By faith we have made and continue to make our building better suited for ministry today so that we can house the summer and after school programs of the CRC, and a mission church of people of African descent.

By faith we have sought to welcome a diverse community of people that may challenge long-held standards, but help us to expand our understanding of God’s beloved creatures.

By faith we have welcomed and said farewell, married, celebrated and mourned together. There have been a little over 80 funerals of members and friends over these 15 years, and that is a ministry that is often overlooked. To be with people during their time of grief to not only speak God’s promises of eternal life, but as a community to walk with them is a true blessing. There have been 35 baptisms in this same time period, and 17 weddings, many of which have been non-members. Funny how 70 & 80 year-old folks aren’t getting married or having babies much; you’d think that they would want to be like Abraham and Sarah!!

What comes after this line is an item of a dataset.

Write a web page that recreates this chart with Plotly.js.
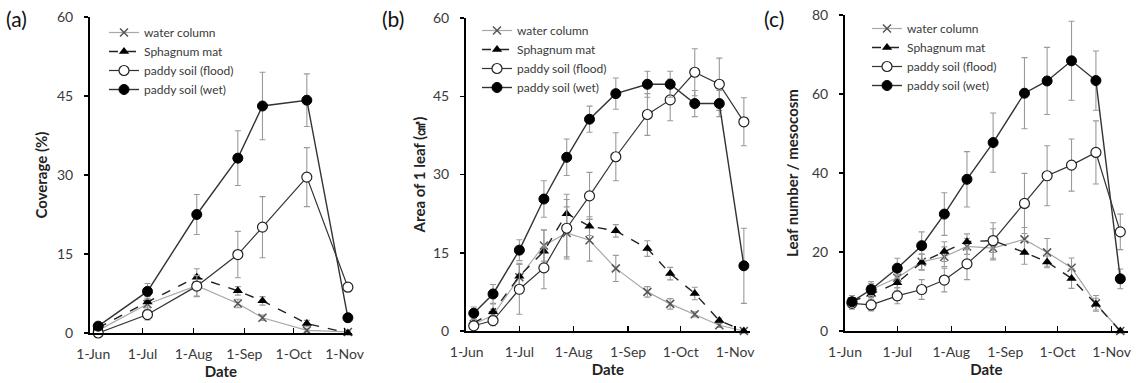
<!DOCTYPE html>
<html>
<head>
<meta charset="utf-8">
<script src="https://cdn.plot.ly/plotly-3.0.1.min.js"></script>
<style>html,body{margin:0;padding:0;background:#fff;}#chart{width:1136px;height:383px;}</style>
</head>
<body>
<div id="chart"></div>
<script>
// ---- Data ----
const seriesNames = ["water column", "Sphagnum mat", "paddy soil (flood)", "paddy soil (wet)"];
const monthTicks = ["2014-06-01", "2014-07-01", "2014-08-01", "2014-09-01", "2014-10-01", "2014-11-01"];
const monthLabels = ["1-Jun", "1-Jul", "1-Aug", "1-Sep", "1-Oct", "1-Nov"];

// Panel (a): Coverage (%)
const datesA = ["2014-06-04", "2014-07-04", "2014-08-03", "2014-08-28", "2014-09-12", "2014-10-09", "2014-11-03"];
const waterA = [0.5, 5.5, 9.0, 5.6, 2.9, 0.5, 0.2];
const waterErrA = [0.3, 1.0, 2.0, 0.8, 0.5, 0.3, 0.2];
const sphA = [1.0, 5.9, 10.6, 8.0, 6.1, 1.8, 0.0];
const sphErrA = [0.5, 1.0, 1.6, 0.8, 0.8, 0.6, 0.2];
const floodA = [0.0, 3.5, 8.9, 14.9, 20.1, 29.6, 8.7];
const floodErrA = [0.3, 1.0, 2.0, 4.4, 5.8, 5.6, 0.8];
const wetA = [1.3, 7.9, 22.5, 33.2, 43.1, 44.2, 2.9];
const wetErrA = [0.5, 1.5, 3.8, 5.2, 6.4, 5.0, 0.8];

// Panels (b) and (c) share sampling dates
const datesBC = ["2014-06-05", "2014-06-16", "2014-07-01", "2014-07-15", "2014-07-28", "2014-08-10", "2014-08-25", "2014-09-12", "2014-09-25", "2014-10-09", "2014-10-23", "2014-11-06"];

// Panel (b): Area of 1 leaf
const waterB = [1.3, 3.0, 10.3, 16.4, 18.8, 17.4, 12.0, 7.5, 5.2, 3.2, 1.1, 0.0];
const waterErrB = [0.6, 1.2, 2.5, 3.0, 5.0, 4.0, 2.5, 1.0, 1.0, 0.5, 0.4, 0.1];
const sphB = [1.5, 3.7, 10.5, 15.3, 22.5, 20.1, 19.2, 15.8, 11.0, 7.2, 2.0, 0.0];
const sphErrB = [0.8, 1.5, 2.5, 4.0, 3.7, 1.8, 1.2, 1.5, 1.2, 1.2, 0.5, 0.1];
const floodB = [1.0, 2.0, 8.0, 12.1, 19.7, 25.9, 33.4, 41.5, 44.3, 49.6, 47.3, 40.1];
const floodErrB = [0.5, 1.0, 4.8, 4.0, 5.5, 4.5, 4.6, 4.0, 4.0, 4.5, 5.0, 4.6];
const wetB = [3.4, 7.1, 15.5, 25.3, 33.3, 40.6, 45.5, 47.3, 47.3, 43.6, 43.6, 12.5];
const wetErrB = [1.2, 1.8, 2.0, 3.5, 3.5, 2.5, 3.0, 2.5, 2.5, 2.5, 2.5, 7.2];

// Panel (c): Leaf number / mesocosm
const waterC = [7.5, 10.5, 13.5, 17.5, 18.8, 21.4, 21.0, 23.2, 19.9, 16.0, 7.0, 0.0];
const waterErrC = [1.5, 2.0, 2.5, 2.0, 2.5, 2.0, 3.0, 3.0, 3.5, 2.5, 2.0, 0.2];
const sphC = [7.5, 9.3, 12.2, 17.4, 20.1, 22.6, 22.9, 19.9, 17.5, 13.3, 6.8, 0.0];
const sphErrC = [1.0, 1.5, 2.0, 2.0, 2.5, 2.0, 3.0, 3.0, 1.5, 2.5, 1.5, 0.2];
const floodC = [7.0, 6.6, 8.9, 10.5, 12.9, 17.0, 22.9, 32.3, 39.3, 42.0, 45.2, 25.1];
const floodErrC = [1.5, 1.5, 2.0, 2.5, 3.0, 4.0, 4.5, 7.6, 7.6, 6.6, 8.0, 4.5];
const wetC = [7.4, 10.5, 15.9, 21.6, 29.6, 38.4, 47.7, 60.2, 63.3, 68.4, 63.4, 13.2];
const wetErrC = [1.0, 1.5, 2.5, 3.5, 5.4, 7.0, 7.5, 9.0, 8.5, 10.0, 7.5, 2.5];

// ---- Styles ----
const W = 1136, H = 383;
const FONT = "Lato, 'Open Sans', 'DejaVu Sans', sans-serif";
const TXT = "#3a3a3a";
const errStyle = {type: "data", color: "#9a9a9a", thickness: 1.1, width: 3};
const styles = [
  {line: {color: "#a8a8a8", width: 1.2}, marker: {symbol: "x-thin", size: 8, line: {color: "#555", width: 1.5}, color: "#555"}},
  {line: {color: "#222", width: 1.4, dash: "dash"}, marker: {symbol: "triangle-up", size: 9, color: "#000"}},
  {line: {color: "#333", width: 1.2}, marker: {symbol: "circle", size: 10, color: "#fff", line: {color: "#222", width: 1.2}}},
  {line: {color: "#333", width: 1.4}, marker: {symbol: "circle", size: 10, color: "#000", line: {color: "#000", width: 1}}}
];

function mk(x, ys, errs, ax, leg) {
  return ys.map((y, i) => ({
    type: "scatter", mode: "lines+markers", x: x, y: y,
    name: seriesNames[i],
    xaxis: "x" + ax, yaxis: "y" + ax, legend: leg,
    line: styles[i].line, marker: styles[i].marker,
    error_y: Object.assign({array: errs[i]}, errStyle),
    cliponaxis: false
  }));
}

const traces = [].concat(
  mk(datesA, [waterA, sphA, floodA, wetA], [waterErrA, sphErrA, floodErrA, wetErrA], "", "legend"),
  mk(datesBC, [waterB, sphB, floodB, wetB], [waterErrB, sphErrB, floodErrB, wetErrB], "2", "legend2"),
  mk(datesBC, [waterC, sphC, floodC, wetC], [waterErrC, sphErrC, floodErrC, wetErrC], "3", "legend3")
);

function px(x) { return x / W; }
function py(y) { return (H - y) / H; }

function xax(l, r, range) {
  return {
    domain: [px(l), px(r)], range: range, type: "date",
    tickvals: monthTicks, ticktext: monthLabels,
    ticks: "inside", ticklen: 5, tickwidth: 1.5, tickcolor: "#000",
    showline: true, linecolor: "#000", linewidth: 2, showgrid: false, zeroline: false,
    tickfont: {family: FONT, size: 14, color: TXT}, ticklabelstandoff: 7,
    title: {text: "<b>Date</b>", font: {family: FONT, size: 15, color: "#222"}, standoff: 4}
  };
}
function yax(b, t, max, dt, title, anchor, so) {
  return {
    domain: [py(b), py(t)], range: [0, max], dtick: dt, anchor: anchor,
    ticks: "outside", ticklen: 4, tickwidth: 1.5, tickcolor: "#000",
    showline: true, linecolor: "#000", linewidth: 2, showgrid: false, zeroline: false,
    tickfont: {family: FONT, size: 14, color: TXT}, ticklabelstandoff: 8,
    title: {text: "<b>" + title + "</b>", font: {family: FONT, size: 15, color: "#222"}, standoff: so}
  };
}
function leg(x, y) {
  return {x: px(x), y: py(y), xanchor: "left", yanchor: "top", bgcolor: "rgba(0,0,0,0)",
          font: {family: FONT, size: 12, color: TXT}, tracegroupgap: 0, itemwidth: 30};
}

const layout = {
  width: W, height: H, margin: {l: 0, r: 0, t: 0, b: 0},
  paper_bgcolor: "#fff", plot_bgcolor: "#fff", showlegend: true,
  xaxis: Object.assign(xax(90, 352, ["2014-05-30", "2014-11-05 12:00"]), {anchor: "y"}),
  yaxis: yax(333, 17, 60, 15, "Coverage (%)", "x", 6),
  xaxis2: Object.assign(xax(466, 750, ["2014-05-31 14:00", "2014-11-09 12:00"]), {anchor: "y2"}),
  yaxis2: yax(331, 18, 60, 15, "Area of 1 leaf (㎠)", "x2", 4),
  xaxis3: Object.assign(xax(845, 1128, ["2014-06-01", "2014-11-10 10:00"]), {anchor: "y3"}),
  yaxis3: yax(331, 15, 80, 20, "Leaf number / mesocosm", "x3", 10),
  legend: leg(104, 18),
  legend2: leg(477, 16),
  legend3: leg(867, 14),
  annotations: [
    {text: "(a)", x: px(4), y: py(4), xref: "paper", yref: "paper", xanchor: "left", yanchor: "top", showarrow: false, font: {family: FONT, size: 21, color: "#111"}},
    {text: "(b)", x: px(380), y: py(4), xref: "paper", yref: "paper", xanchor: "left", yanchor: "top", showarrow: false, font: {family: FONT, size: 21, color: "#111"}},
    {text: "(c)", x: px(762), y: py(4), xref: "paper", yref: "paper", xanchor: "left", yanchor: "top", showarrow: false, font: {family: FONT, size: 21, color: "#111"}}
  ]
};

Plotly.newPlot("chart", traces, layout, {displayModeBar: false, staticPlot: true});
</script>
</body>
</html>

By faith we have committed ourselves to the life of this church family, doing the mundane but necessary things like electing council members, passing budgets and addressing repairs. There are still challenges. I still have fears that we are not doing the right things sometime, especially when I consider the closing of NCLC and the rapid growth of congregations like Scarlet City; I admit that I have doubts about how relevant I am as a pastor, how relevant our worship life is, how relevant our congregation is for members of this community. There are at times frustrations, resentments and feeling like we are in a rut. But that is what it is to be a pastor and a member of a church family. All in all, what keeps me going is that promise … that the Father has chosen to give us the Kingdom. Remember that promise, for it is the basis for the gift of faith to you, to me, and to our entire congregation – the assurance of things hoped for, conviction of things not seen. Together let us look to the stars and imagine what life is like as God is faithful and we trust in his faithfulness. Amen.